Shadow testing (LLMs / agents)
Shadow testing (LLMs / agents) runs a new model, prompt, retriever, or agent version alongside production without showing its output to users.
SHAP Values
SHAP Values are on each feature of a ML model, a Shapley value can be computed to explain how this feature contributed to the difference between the model’s prediction for an example compared to the “average” or expected model prediction.
SHAP: Shapley Additive Explanations
SHAP: Shapley Additive Explanations is a concept derived from game theory that is used to explain the output of machine learning models.
Singular Value Decomposition (SVD)
Singular Value Decomposition (SVD) is a common way to obtain embeddings that does not rely on neural networks.
Specificity
Specificity is the fraction of values predicted to be of a negative class out of all the values that truly belong to the negative class (including false positives).
StarPO (Trajectory Optimization for LLM Agents)
StarPO (Trajectory Optimization for LLM Agents) is a training paradigm for LLM-based agents that optimizes entire interaction trajectories rather than stepwise decisions.
Surrogate Model
A Surrogate Model is an explainability technique where a transparent model is built from the predictions of an actual model.
t-SNE
t-SNE (Stochastic Neighbor Embedding) is a dimension reduction technique for data visualization that improves on SNE by addressing its cost-function and crowding problems.
Tabular Data
Tabular Data is data in a table format, with columns and rows.
Tags
Tags are often used alongside model features, tags enable metadata support for slicing and cohorting.
Test set and test cases
Test set and test cases are the collections of inputs and expected behaviors used to evaluate an AI system.
Tokenization
Tokenization is a crucial step in language models as it breaks down text data into smaller units called tokens, such as words or characters.
Tool calling (function calling)
Tool calling (function calling) is the mechanism that lets a model or agent invoke external functions, APIs, databases, retrievers, code execution environments, or other systems.
Tool failure
Tool failure happens when an external function, API, retriever, database, browser, code runner, or other tool call fails or returns bad data.
Tool-N1
Tool-N1 refers to a class of approaches where language models learn to use external tools through trial and error, without explicit step-by-step demonstrations.
Toxicity
Toxicity measures whether an output contains abusive, hateful, harassing, or otherwise harmful language.
Trace
A Trace is the complete execution record of what an AI system actually did while handling a request.

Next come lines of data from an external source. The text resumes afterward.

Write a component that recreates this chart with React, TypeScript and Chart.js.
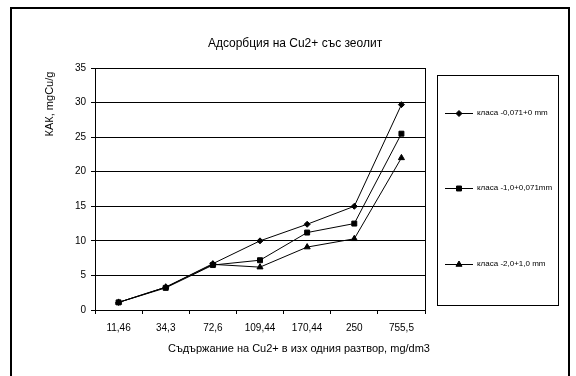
import React, { useEffect, useRef } from "react";
import { Chart, registerables } from "chart.js";
import { drawPoint } from "chart.js/helpers";

Chart.register(...registerables);

const categories = ["11,46", "34,3", "72,6", "109,44", "170,44", "250", "755,5"];
const seriesNames = ["класа -0,071+0 mm", "класа -1,0+0,071mm", "класа -2,0+1,0 mm"];
const series1 = [1.1, 3.3, 6.7, 10.0, 12.4, 15.0, 29.7];
const series2 = [1.1, 3.2, 6.5, 7.2, 11.2, 12.5, 25.5];
const series3 = [1.1, 3.3, 6.6, 6.2, 9.1, 10.3, 22.0];
const yTicks = { min: 0, max: 35, step: 5 };
const chartTitle = "Адсорбция на Cu2+ със зеолит";
const xTitle = "Съдържание на Cu2+ в изх одния разтвор, mg/dm3";
const yTitle = "КАК, mgCu/g";

const FONT = "'Liberation Sans Narrow', 'Arial Narrow', 'Liberation Sans', Arial, sans-serif";

const decorPlugin = {
  id: "decor",
  afterDraw(chart: any) {
    const ctx = chart.ctx;
    const ca = chart.chartArea;
    ctx.save();
    // outer frame
    ctx.strokeStyle = "#000";
    ctx.lineWidth = 2;
    ctx.strokeRect(11, 8, 558, 400);
    // plot area frame
    ctx.lineWidth = 1;
    ctx.strokeRect(Math.round(ca.left) + 0.5, Math.round(ca.top) + 0.5, Math.round(ca.right - ca.left), Math.round(ca.bottom - ca.top));
    // title
    ctx.fillStyle = "#000";
    ctx.textAlign = "center";
    ctx.textBaseline = "middle";
    ctx.font = "12px " + FONT;
    ctx.fillText(chartTitle, 295, 44);
    // x title
    ctx.font = "11px " + FONT;
    ctx.fillText(xTitle, 299, 349);
    // y title
    ctx.save();
    ctx.translate(50, 104);
    ctx.rotate(-Math.PI / 2);
    ctx.fillText(yTitle, 0, 0);
    ctx.restore();
    // legend box
    ctx.strokeRect(437.5, 75.5, 121, 230);
    const ys = [113, 188, 264];
    chart.data.datasets.forEach((ds: any, i: number) => {
      const y = ys[i];
      ctx.strokeStyle = "#000";
      ctx.lineWidth = 1;
      ctx.beginPath();
      ctx.moveTo(445, y + 0.5);
      ctx.lineTo(473, y + 0.5);
      ctx.stroke();
      ctx.fillStyle = "#000";
      drawPoint(ctx, { pointStyle: ds.pointStyle, radius: ds.pointRadius, borderWidth: 1, rotation: 0 }, 459, y + 0.5);
      ctx.fillStyle = "#000";
      ctx.textAlign = "left";
      ctx.font = "8px " + FONT;
      ctx.fillText(ds.label, 477, y);
    });
    ctx.restore();
  },
};

export default function App() {
  const ref = useRef<HTMLCanvasElement>(null);
  useEffect(() => {
    const mk = (label: string, data: number[], style: string, r: number) => ({
      label,
      data,
      borderColor: "#000",
      backgroundColor: "#000",
      borderWidth: 1,
      pointStyle: style,
      pointRadius: r,
      pointBackgroundColor: "#000",
      pointBorderColor: "#000",
      pointBorderWidth: 1,
      tension: 0,
    });
    const chart = new Chart(ref.current!, {
      type: "line",
      data: {
        labels: categories,
        datasets: [
          mk(seriesNames[0], series1, "rectRot", 3),
          mk(seriesNames[1], series2, "rect", 3.5),
          mk(seriesNames[2], series3, "triangle", 3.5),
        ],
      },
      plugins: [decorPlugin],
      options: {
        animation: false,
        responsive: false,
        devicePixelRatio: 1,
        layout: { padding: { left: 0, top: 68, right: 151, bottom: 0 } },
        plugins: { legend: { display: false }, title: { display: false }, tooltip: { enabled: false } },
        scales: {
          x: {
            offset: true,
            grid: { display: true, drawOnChartArea: false, drawTicks: true, tickLength: 4, color: "#000", offset: true },
            border: { display: true, color: "#000", width: 1 },
            ticks: { color: "#000", font: { size: 10, family: FONT }, padding: 8, maxRotation: 0, autoSkip: false },
            afterFit: (s: any) => { s.height = 66; },
          },
          y: {
            min: yTicks.min,
            max: yTicks.max,
            grid: { color: "#000", lineWidth: 1, tickLength: 4, drawTicks: true },
            border: { display: true, color: "#000", width: 1 },
            ticks: { stepSize: yTicks.step, color: "#000", font: { size: 10, family: FONT }, padding: 5 },
            afterFit: (s: any) => { s.width = 95; },
          },
        },
      },
    } as any);
    return () => chart.destroy();
  }, []);
  return (
    <div style={{ position: "fixed", left: 0, top: 0, width: 576, height: 376, background: "#fff" }}>
      <canvas ref={ref} width={576} height={376} style={{ width: 576, height: 376 }} />
    </div>
  );
}
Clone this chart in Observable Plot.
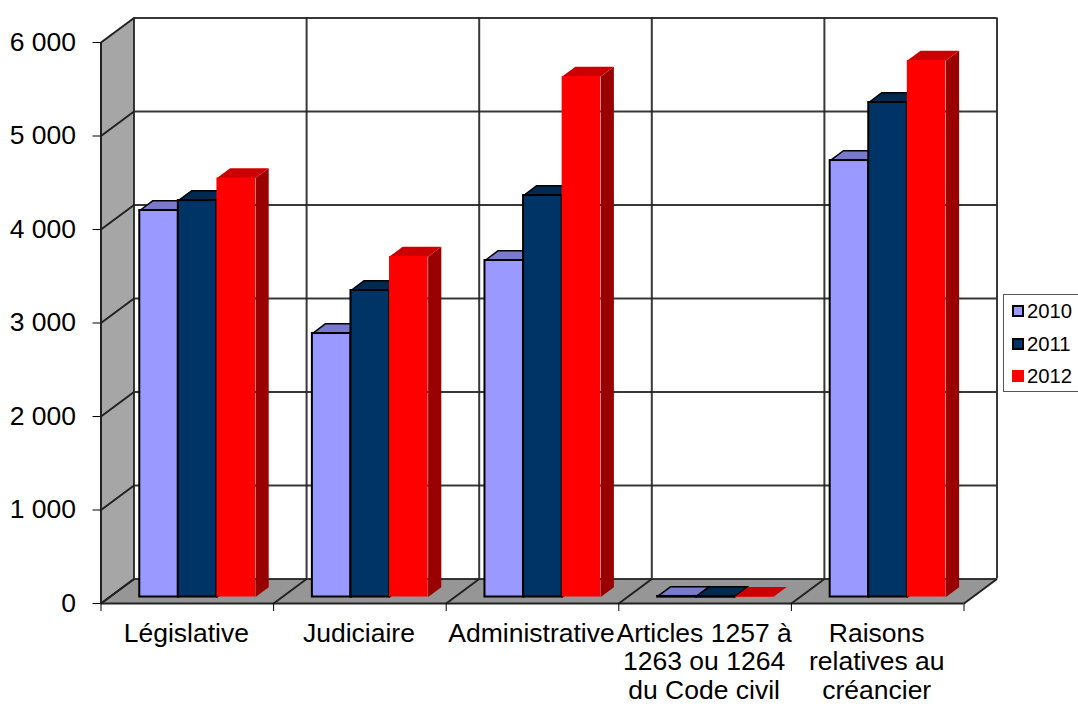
<!DOCTYPE html>
<html><head><meta charset="utf-8">
<script src="https://cdn.jsdelivr.net/npm/d3@7"></script>
<script src="https://cdn.jsdelivr.net/npm/@observablehq/plot@0.6"></script>
<style>
html,body{margin:0;padding:0;background:#fff;overflow:hidden}
#wrap{position:relative;width:1078px;height:707px;overflow:hidden;font-family:"Liberation Sans",Arial,sans-serif}
#wrap svg{display:block;background:#fff}
#legend{position:absolute;left:1003px;top:294px;width:80px;height:98px;box-sizing:border-box;border:1px solid #555;background:#fff}
#legend div{position:absolute;left:23px;font-size:20.3px;line-height:22px;color:#000}
#legend i{position:absolute;left:-15px;top:5px;width:8px;height:8px;border:2px solid #000}
</style></head><body>
<div id="wrap"></div>
<script>
const categories = ["Législative", "Judiciaire", "Administrative", "Articles 1257 à\n1263 ou 1264\ndu Code civil", "Raisons\nrelatives au\ncréancier"];
const years = ["2010", "2011", "2012"];
const values2010 = [4134, 2818, 3599, 6, 4668];
const values2011 = [4240, 3278, 4294, 4, 5289];
const values2012 = [4481, 3642, 5567, 3, 5738];
const yTicks = [0, 1000, 2000, 3000, 4000, 5000, 6000];
const frontColors = ["#9999FF", "#003366", "#FF0000"];
const topColors = ["#7A7ACC", "#002952", "#CC0000"];
const sideColors = ["#5C5C99", "#001F3D", "#990000"];
const outlines = ["#000", "#000", "#FF3030"];

const seriesValues = [values2010, values2011, values2012];
const DX = 0.1912, DY = 262;           // chart depth in data units
const D1 = 0.265, D2 = 0.665;          // bar's front and back planes, as a share of the depth
const GAP = 0.174, BAR = 0.2235;
const catIndex = d3.range(categories.length + 1);
const lineColor = "#222";

const pt = (c, v, d) => ({x: c + d * DX, y: v + d * DY});
const poly = (id, pts) => pts.map(p => ({id, ...p}));
const face = (polys, fill, stroke, sw = 1.5) =>
  Plot.line(polys.flat(), {x: "x", y: "y", z: "id", fill, stroke, strokeWidth: sw, strokeLinejoin: "round", curve: "linear"});

const marks = [];
// walls and floor
marks.push(face([poly("wall", [pt(0,0,0), pt(0,6000,0), pt(0,6000,1), pt(0,0,1), pt(0,0,0)])], "#A6A6A6", "none"));
marks.push(face([poly("floor", [pt(0,0,0), pt(5,0,0), pt(5,0,1), pt(0,0,1), pt(0,0,0)])], "#969696", "none"));
// back wall grid
marks.push(Plot.ruleY(yTicks, {y: v => v + DY, x1: DX, x2: 5 + DX, stroke: lineColor, strokeWidth: 2, strokeOpacity: .9}));
marks.push(Plot.ruleX(catIndex, {x: c => c + DX, y1: DY, y2: 6000 + DY, stroke: lineColor, strokeWidth: 2, strokeOpacity: .9}));
// left wall diagonals and floor diagonals
marks.push(Plot.link(yTicks, {x1: 0, x2: DX, y1: v => v, y2: v => v + DY, stroke: lineColor, strokeWidth: 2}));
marks.push(Plot.link(catIndex, {x1: c => c, x2: c => c + DX, y1: 0, y2: DY, stroke: lineColor, strokeWidth: 2}));
marks.push(Plot.ruleX([0], {y1: 0, y2: 6000, stroke: lineColor, strokeWidth: 2}));
marks.push(Plot.ruleY([0], {x1: 0, x2: 5, stroke: lineColor, strokeWidth: 2}));

// bars, left to right
seriesValues.forEach((vals, s) => {
  const rows = vals.map((v, c) => ({c, v, x0: c + GAP + s * BAR, x1: c + GAP + (s + 1) * BAR}));
  const tops = rows.map(r => poly(`t${r.c}`, [pt(r.x0,r.v,D1), pt(r.x1,r.v,D1), pt(r.x1,r.v,D2), pt(r.x0,r.v,D2), pt(r.x0,r.v,D1)]));
  const sides = rows.map(r => poly(`s${r.c}`, [pt(r.x1,0,D1), pt(r.x1,r.v,D1), pt(r.x1,r.v,D2), pt(r.x1,0,D2), pt(r.x1,0,D1)]));
  marks.push(face(sides, sideColors[s], s === 2 ? "none" : outlines[s], 1.5));
  marks.push(face(tops, topColors[s], s === 2 ? "none" : outlines[s], 1.5));
  marks.push(Plot.rect(rows, {
    x1: r => r.x0 + D1 * DX, x2: r => r.x1 + D1 * DX,
    y1: D1 * DY, y2: r => r.v + D1 * DY,
    fill: frontColors[s], stroke: s === 2 ? "none" : outlines[s], strokeWidth: 2
  }));
});

// axes
marks.push(Plot.axisY({ticks: yTicks, tickSize: 8, tickPadding: 17, fontSize: 26.5, label: null, stroke: "#000",
  tickFormat: v => d3.format(",")(v).replace(",", "\u00a0")}));
marks.push(Plot.axisX({ticks: catIndex, tickSize: 8, tickFormat: () => "", label: null, stroke: "#000"}));
marks.push(Plot.text(categories, {
  x: (d, i) => i + 0.5, y: 0, text: d => d, dx: -1, dy: 18, lineAnchor: "top", lineHeight: 1.08,
  fontSize: 26.5, fill: "#000", textAnchor: "middle"
}));

const chart = Plot.plot({
  width: 1078, height: 707,
  marginLeft: 100.5, marginRight: 114.5, marginTop: 42, marginBottom: 104,
  style: {fontFamily: '"Liberation Sans", Arial, sans-serif', background: "#fff", overflow: "visible"},
  x: {type: "linear", domain: [0, 5], axis: null},
  y: {type: "linear", domain: [0, 6000], axis: null},
  marks
});
const wrap = document.getElementById("wrap");
wrap.appendChild(chart);

// legend
const legend = document.createElement("div");
legend.id = "legend";
years.forEach((y, i) => {
  const row = document.createElement("div");
  row.style.top = (5 + i * 32.5) + "px";
  row.textContent = y;
  const sw = document.createElement("i");
  sw.style.background = frontColors[i];
  if (i === 2) sw.style.borderColor = frontColors[i];
  row.appendChild(sw);
  legend.appendChild(row);
});
wrap.appendChild(legend);
</script>
</body></html>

Training data vs evaluation data
Training data vs evaluation data describes the distinction between data used to teach or adapt a model and data used to measure its performance.
TreeSHAP
TreeSHAP is a fast explainer used for analyzing decision tree models in the Shap python library.
True Negative
True Negative is when a model correctly predicts a negative class; when the value belongs to the negative class.
True Positive
True Positive is when a model correctly predicts a positive class, when the value belongs to the positive class.
UMAP (Uniform Manifold Approximation and Projection)
UMAP (Uniform Manifold Approximation and Projection) is a technique for visualizing the embedding representation of a dataset using dimension reduction.
Unstructured Data
Unstructured Data is data without a predefined schema, such as text, images, or audio, and accounts for an estimated 80% of data generated by businesses today.
Vector DB
Vector DB, also called a vector database, is a specialized type of database that stores and processes data in vector form.
Wasserstein Distance
Wasserstein Distance — also known as Earth Mover’s Distance — measures the distance between two probability distributions over a given region.
Weak supervision
Weak supervision uses noisy, indirect, or programmatically generated labels to create training or evaluation signals at scale.